Exciting nuclei: hidden symmetries, stellar archaeology, climate change and other paraphernalia

Relatore: 
Dott. Giacomo De Angelis (INFN Laboratori Nazionali di Legnaro)
Data e ora: 
Martedì, 9 Aprile, 2024 - 14:15
Aula: 
Sala Conferenze
Abstract: 

Nuclear physics research is at the dawn of a new era. The steady progress over the past twenty years in the development of beams of radioactive isotopes has allowed to vastly expand the objectives of experimental nuclear research. It is becoming possible, for example, to study in the laboratory a range of nuclear reactions that take place in exploding stars providing crucial information to understand how the chemical elements that we find on Earth were formed.
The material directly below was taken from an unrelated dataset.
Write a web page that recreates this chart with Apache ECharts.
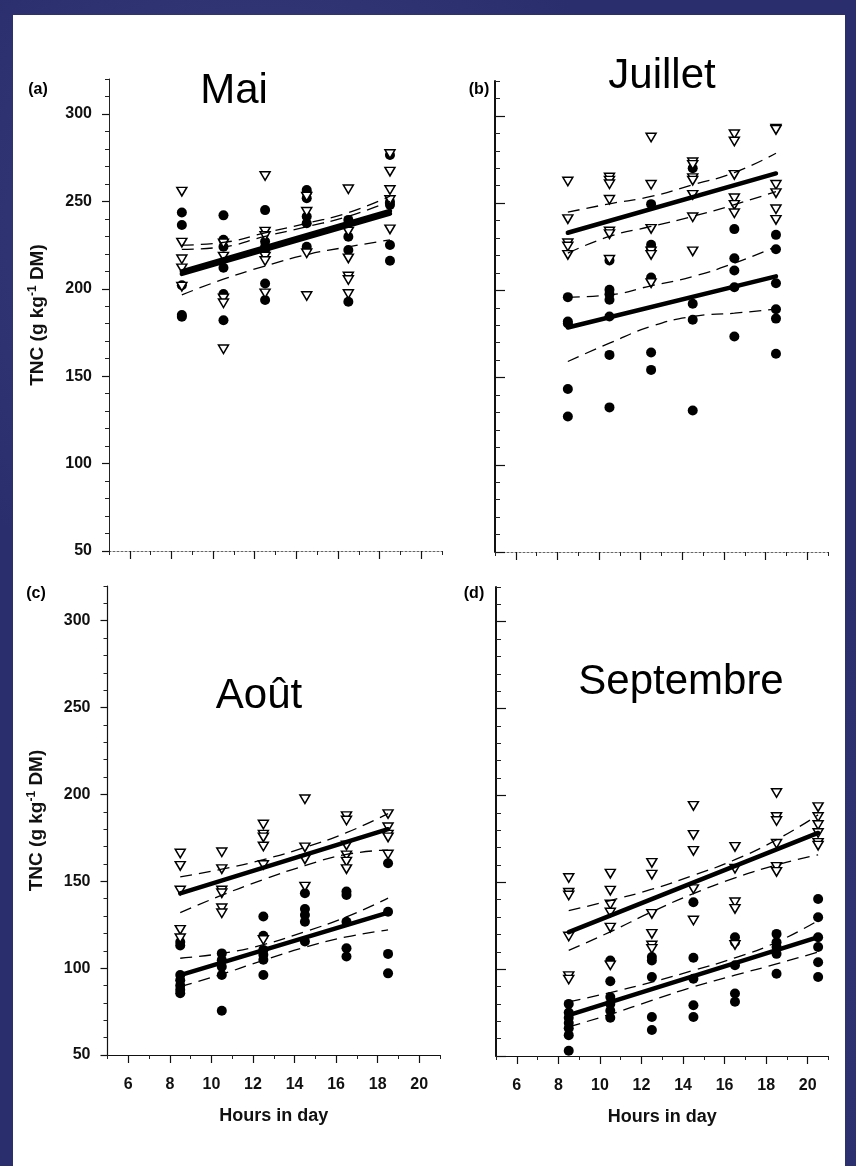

Radioisotopes, selectively produced and identified, allow the study of fundamental symmetries in the low energy limit challenging theories developed at the highest energy frontier. To achieve this ambitious goal one needs to study the characteristics of unstable (radioactive) nuclei through their decays and through different nuclear reactions. In this talk I will show recent results in nuclear spectroscopy obtained using also the AGATA position sensitive detector array and the perspectives related to the SPES radioactive ion beam project.

Bio: 
Giacomo de Angelis is research director at the Legnaro National Laboratories (LNL). He has a long experience in nuclear physics, he has been the responsible of the scientific division of the LNL and the responsible of the SPES project, a new radioactive ion beam facility coming in operation at LNL and dedicated to the production and use of radioisotopes for nuclear physics, astrophysics and applications. He is an experienced researcher in the production and use of radioactive ion beams, experience maturated through working periods at the main nuclear physics infrastructures in Europe like CERN, GSI or ANL and MSU-FRIB. In 2001 he received the Bessel research award of the Alexander von Humboldt foundation.